As we have explained in another section of this report, the evil Sigmund Freud, whose mass psychology became the basis for theories of mass brainwashing, hated all religious belief, precisely because it told Man that He was endowed with divine powers to perfect His existence.  According to Freud, this belief, the root of our moral conscience, brought Man into conflict with his more infantile desires, thus causing neuroses.

Freud's system and its variants in social psychology must deny the perfectibility of the soul, as described by Dante as the passage of Man from the Inferno, through Purgatory, to Paradise.  Man, the two-legged animal, must not aspire to be any more than He is, a beast, at war with Himself, whose base emotions must be repressed and controlled.

In the early 1950s, the majority of Americans still actively worshiped God in churches and synagogues.  The practice of religious belief was an "axiomatic assumption" of American life, even if Americans did not always act according to those beliefs.  Television could not "actively and openly" attack this; to do that would bring down the wrath of an angry nation on the new medium, and lose its potential hold over the population.

So the programmers took another tact -- "Television shows made organized religious belief invisible; made it disappear from the screen".  Studies of the content of television shows in the 1950s show almost no references to church-going or religious activities.

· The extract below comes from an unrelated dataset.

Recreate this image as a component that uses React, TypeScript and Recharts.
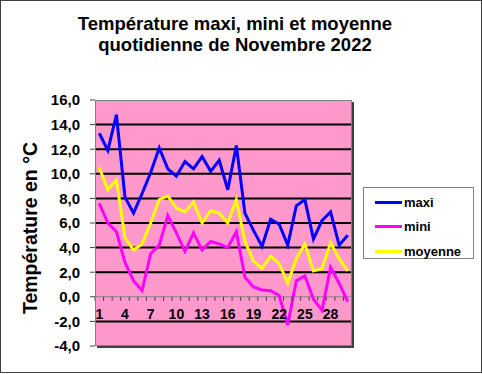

Think about such shows as "Leave It to Beaver" or "Father Knows Best".  Do you ever remember those families going to church or discussing religious beliefs?  Do you even know what faith those families were?  You don't because they never told you -- They never discussed such matters.

Most importantly, when these families had problems, did they ever turn to their church or their religious leaders as resources to help solve them?  Never.  They were all worked out within the family -- in the absence of organized religion or religious beliefs.  The family and its values were thus 'secularized', and what were once called moral and religious values became known as "family values" -- a secular belief structure that has nothing to do with fundamental values of western Christian civilization.

This was the "hidden message" of those so-called wholesome family shows of the 1950s, the ones that some Moral Majority-types and people like Tipper Gore now hold up as examples of a golden era of television!

The 'playback' came in the late 1960s, with the nation convulsed in generational battles over values, triggered by the Vietnam conflict.  Tavistock brainwasher Fred Emery noted at the time that, unlike previous periods of social chaos, in the late 1960s no one was turning to organized religion to help find a way out, to seek more fundamental values that could bind together society and troubled families alike.  Instead, he describes the rise, especially among the television-weaned baby boomers, of a "mystical anarchism" that rejected all organized religion as false and "sought a new definition for God."  This is the "New Age," or the "Age of Aquarius," preached by Frankfurt School gurus like Herbert Marcuse.

More recent surveys taken by Tavistock's population profilers show that fewer people than ever before say that they hold "strong religious beliefs" of any kind.  A standard answer has a person saying that he was brought up religiously, "but no longer practices any organized religion."